Well, this morning was a bit busy. We had friends over who left around 10 something, and I finally got to sleep around 1 or so. Then at 0250 my cell phone buzzed. “Main server air intake too high: 77 deg F” Well, let’s see what happens in the next few minutes… same message. As I’m getting dressed to come downstairs and have a look at things, it continues to buzz every few minutes as the environmental sensor sends new traps to the management station. I login to it, and sure enough it’s warm – and even one of the machines in the room complained that its drives were getting hot inside the case. While I’m looking at things, I get the magical page: “Server room *WAY* too hot, shutting down Hydra” [our Beowulf cluster]. After watching to be sure Hydra shut down properly, I put on my shoes and left to head into the office, arriving just before 0400.
Sure enough, it was damned warm in there. The ecosaire (formerly Hiross) unit was cycling rapidly, an indication that it’s trying to cool and getting high head pressure enough to set off the auto-resetting control we installed so it wouldn’t trip permanently for a simple burp of air in the chilled water system. The Liebert unit was tripped on high head pressure, since we never installed such a device in it (and since it can run in “econo cool” mode, where it circulates chilled water through a coil inside the unit, more often than not we don’t need the compressor in there). So I turned off the ecosaire and called public safety to find out what’s going on with the chilled water.
As it turns out, there was some kind of catastrophic leak in the system, which forced them to turn off the pumps. That happened around 0200, but we didn’t see a problem until later because our unit is on a secondary loop within the building (so it was still circulating the whole time, just not getting any colder). I knew when the officer said “There’s a hazmat team on site” that it was probably going to be a long night. But actually, when I asked if she knew how long it would take, she said the system should be up shortly. So I stood and watched the thermometer on the pipes, and when it dropped from 70-something down to the 50s, I turned the A/C back on. Reset the high head pressure switch on the Liebert and it was happy, and between the two units the room cooled from the ~80F that it was down to ~65F in the amount of time it took me to have a smoke.

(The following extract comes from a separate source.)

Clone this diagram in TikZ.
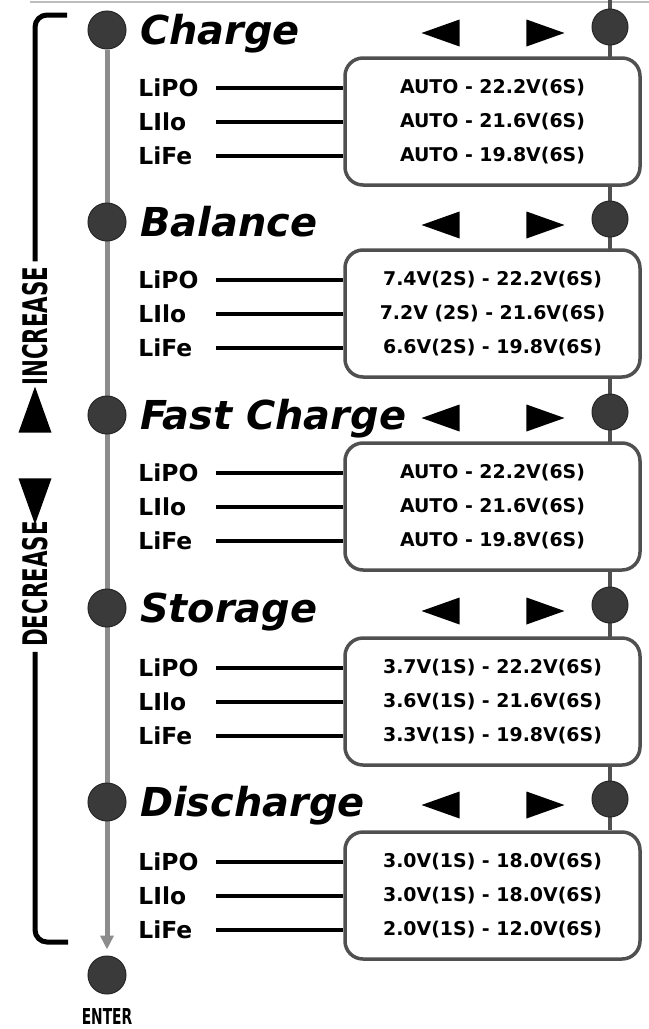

Fired up Hydra, and noticed that something seemed odd about the Liebert as the heat generators in the room spun back to life. Seemed like it would come on for a few seconds, and then shudder violently and turn the compressor off again. When doing this, the display would get all weird, like it had some sort of internal computer failure, but no errors or alarms were thrown up on the panel. After a couple times of doing this (one involving the lights in the room dimming, much to my dismay) I turned Hydra back off as well as the Liebert itself and called public safety again. “Would you please page whomever from HVAC is on duty tonight? I’m having some concerns about one of the units here…” “Hah.. page them? I’ll call them on the radio, they’re all already here.” Duh, if the chilled water died, a lot of units on campus might need attention. So they showed up, and of course I couldn’t make the unit act up again. Oh well.. they left eventually, and one of them called Liebert to have a technician come out and look over the unit (sure enough, he found something way out of adjustment that kept kicking the compressor off.. and I have to wonder if one particular moron “fixed” that setting to cause the problem).
At this point, it was about 0610, and in another 50 minutes OIT would be along to change our building network connections around – providing us with a gigabit feed to campus once we upgrade our firewall, and setting us up with a nice Cisco gigabit switch for future gigabit ports to things. So I putzed around in my office for a little bit, read some emails and websites, and went out for a smoke at 0657 finding one of OIT’s carts out front. By the time I walked around to the basement door and made it to the switch room, the cables were being dressed as the work was already finished. Ahh, something that went smoothly at least.
So, I made a couple tests, and verified everything was okay, and finally headed for home around 0735. Not too bad for two hours sleep I guess.